The apostle Paul later names this process of restoration:

“Put off your old self, which belongs to your former manner of life and is corrupt through deceitful desires… and put on the new self, created after the likeness of God in true righteousness and holiness” (Ephesians 4:22–24).

This is not the pursuit of becoming something newer than God intended, but the unbecoming of everything false. As an anonymous writer once said, “Maybe the journey isn’t so much about becoming anything. Maybe it’s about unbecoming everything that isn’t really you, so you can be who you were meant to be in the first place.”⁶

Constructivism tells us to become; Christ calls us to unbecome, to lay down the invented self and receive the conferred one. When Jesus says, “For this purpose I came,” He redeems purpose itself from envy. In Him, dysphoria dies, and givenness lives again.

Pic. Credits: The Daily Grace Co.

Practical Application: Reclaiming the Given Life

The world tells us to reinvent ourselves. Scripture calls us to return to ourselves, to the self God authored before comparison corrupted it. Every believer must face the mirror of John 12:27–28: “For this purpose I came to this hour.”

Our first task, then, is not to ask “What is my purpose?” but “Whose purpose defines me?” The modern crisis of identity does not stem from a lack of purpose but from too many counterfeit ones. We try on callings like hairstyles, changing with the trend, forgetting that true purpose is not styled, it is surrendered to.

In practice, this means learning to distinguish between aspiration and assignment.

Aspiration seeks fulfilment through visibility, validation, or comparison. Assignment flows from intimacy with the Father, often hidden, often costly, but always infused with grace.

Christ’s obedience was not glamorous, it was glorious. And those who follow Him must learn the same paradox: that the path to eternal significance often passes through temporary obscurity.

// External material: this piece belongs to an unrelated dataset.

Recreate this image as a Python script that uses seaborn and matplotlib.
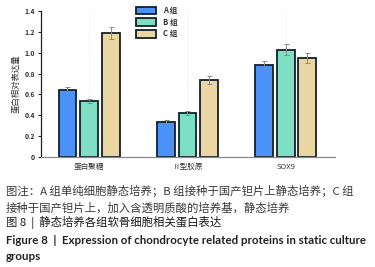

If you find yourself envying another’s calling, pause and ask: What false story about God’s goodness is my envy telling me? Then return to the mirror of grace and hear His voice say, “You are mine. For this purpose, I made you.”

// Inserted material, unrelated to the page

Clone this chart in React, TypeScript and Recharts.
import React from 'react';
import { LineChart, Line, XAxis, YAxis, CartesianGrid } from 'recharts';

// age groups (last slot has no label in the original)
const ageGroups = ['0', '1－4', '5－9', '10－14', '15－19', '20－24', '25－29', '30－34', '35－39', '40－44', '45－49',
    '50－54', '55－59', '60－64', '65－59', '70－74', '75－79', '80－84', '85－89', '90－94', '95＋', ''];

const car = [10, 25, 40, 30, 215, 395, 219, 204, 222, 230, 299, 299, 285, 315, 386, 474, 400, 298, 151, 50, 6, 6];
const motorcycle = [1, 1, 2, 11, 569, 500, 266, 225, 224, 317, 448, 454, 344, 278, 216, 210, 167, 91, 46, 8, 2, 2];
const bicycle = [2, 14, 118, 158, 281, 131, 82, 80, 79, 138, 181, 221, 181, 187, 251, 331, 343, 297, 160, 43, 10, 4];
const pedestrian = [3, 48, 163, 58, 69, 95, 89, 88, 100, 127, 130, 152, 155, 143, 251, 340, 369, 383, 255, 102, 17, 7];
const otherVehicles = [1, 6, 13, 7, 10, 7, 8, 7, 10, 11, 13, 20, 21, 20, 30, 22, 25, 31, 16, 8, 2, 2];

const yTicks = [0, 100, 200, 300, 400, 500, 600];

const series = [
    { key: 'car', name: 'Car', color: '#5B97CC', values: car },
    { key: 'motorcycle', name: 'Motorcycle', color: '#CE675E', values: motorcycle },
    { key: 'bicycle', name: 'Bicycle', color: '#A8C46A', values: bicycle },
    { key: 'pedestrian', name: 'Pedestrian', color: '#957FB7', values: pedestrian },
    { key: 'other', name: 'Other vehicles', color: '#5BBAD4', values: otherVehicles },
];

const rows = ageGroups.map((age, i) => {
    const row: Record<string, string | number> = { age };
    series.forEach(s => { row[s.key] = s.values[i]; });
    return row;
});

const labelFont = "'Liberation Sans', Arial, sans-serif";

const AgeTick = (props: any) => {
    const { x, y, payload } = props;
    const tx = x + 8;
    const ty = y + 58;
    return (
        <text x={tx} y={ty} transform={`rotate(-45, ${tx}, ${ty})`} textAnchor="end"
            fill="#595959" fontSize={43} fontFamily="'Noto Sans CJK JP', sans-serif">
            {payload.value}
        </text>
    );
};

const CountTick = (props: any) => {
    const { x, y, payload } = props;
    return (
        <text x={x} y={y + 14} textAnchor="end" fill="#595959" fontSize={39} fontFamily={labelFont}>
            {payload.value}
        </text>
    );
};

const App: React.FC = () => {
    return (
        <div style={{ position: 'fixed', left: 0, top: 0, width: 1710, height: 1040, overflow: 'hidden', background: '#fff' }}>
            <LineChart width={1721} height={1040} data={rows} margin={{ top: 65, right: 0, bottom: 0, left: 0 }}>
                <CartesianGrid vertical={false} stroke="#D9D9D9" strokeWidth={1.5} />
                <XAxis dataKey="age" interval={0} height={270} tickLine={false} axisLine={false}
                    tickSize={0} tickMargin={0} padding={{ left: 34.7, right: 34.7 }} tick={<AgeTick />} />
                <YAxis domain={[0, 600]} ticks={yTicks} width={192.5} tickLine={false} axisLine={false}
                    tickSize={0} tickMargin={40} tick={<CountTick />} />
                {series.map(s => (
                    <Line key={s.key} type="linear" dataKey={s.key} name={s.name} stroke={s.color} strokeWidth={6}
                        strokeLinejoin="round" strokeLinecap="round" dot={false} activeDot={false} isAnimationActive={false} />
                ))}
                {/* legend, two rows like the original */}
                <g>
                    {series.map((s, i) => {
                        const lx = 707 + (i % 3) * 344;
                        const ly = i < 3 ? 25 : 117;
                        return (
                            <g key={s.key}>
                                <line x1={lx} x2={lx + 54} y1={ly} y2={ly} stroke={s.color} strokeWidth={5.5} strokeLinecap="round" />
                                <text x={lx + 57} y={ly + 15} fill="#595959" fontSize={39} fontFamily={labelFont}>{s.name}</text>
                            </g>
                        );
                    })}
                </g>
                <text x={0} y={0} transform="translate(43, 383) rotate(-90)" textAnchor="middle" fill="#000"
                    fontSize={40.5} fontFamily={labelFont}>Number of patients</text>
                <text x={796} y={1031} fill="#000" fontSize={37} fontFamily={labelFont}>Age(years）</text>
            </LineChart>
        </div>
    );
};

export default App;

Your freedom is not found in becoming extraordinary, but in being exactly who Heaven had in mind when it knit you together (Psalm 139:13–16).

Pic. Credits: Unsplash

Prayer

Father God,

Deliver me from the envy of another’s calling. Teach me to see Your glory in the ordinary, and to trust that what You gave is not lacking.

When my soul is troubled and I want another hour, another life, remind me that for this purpose You called me, to glorify Your Name, not my own.

Strip away every false self I’ve worn for love that was never real. Restore to me the joy of being Yours, and let the mirror of my heart reflect not imitation, but incarnation, Christ in me, the hope of glory.

In Your Magnificent, Holy, and Mighty Name King Lord Jesus,

Amen.

Footnotes

1) René Girard, Deceit, Desire, and the Novel: Self and Other in Literary Structure (Baltimore: Johns Hopkins University Press, 1961), 15.

2) Erich Fromm, Escape from Freedom (New York: Farrar & Rinehart, 1941), 132–33.

3) Jean-Paul Sartre, Being and Nothingness, trans. Hazel E. Barnes (New York: Philosophical Library, 1956), 86–87.

4) Jacques Lacan, “The Mirror Stage as Formative of the Function of the I,” in Écrits: A Selection, trans. Alan Sheridan (New York: Norton, 1977), 1–7.

5) Charles Taylor, The Ethics of Authenticity (Cambridge, MA: Harvard University Press, 1991), 28–30.

6) Attributed to Unknown Author; widely cited as an anonymous aphorism.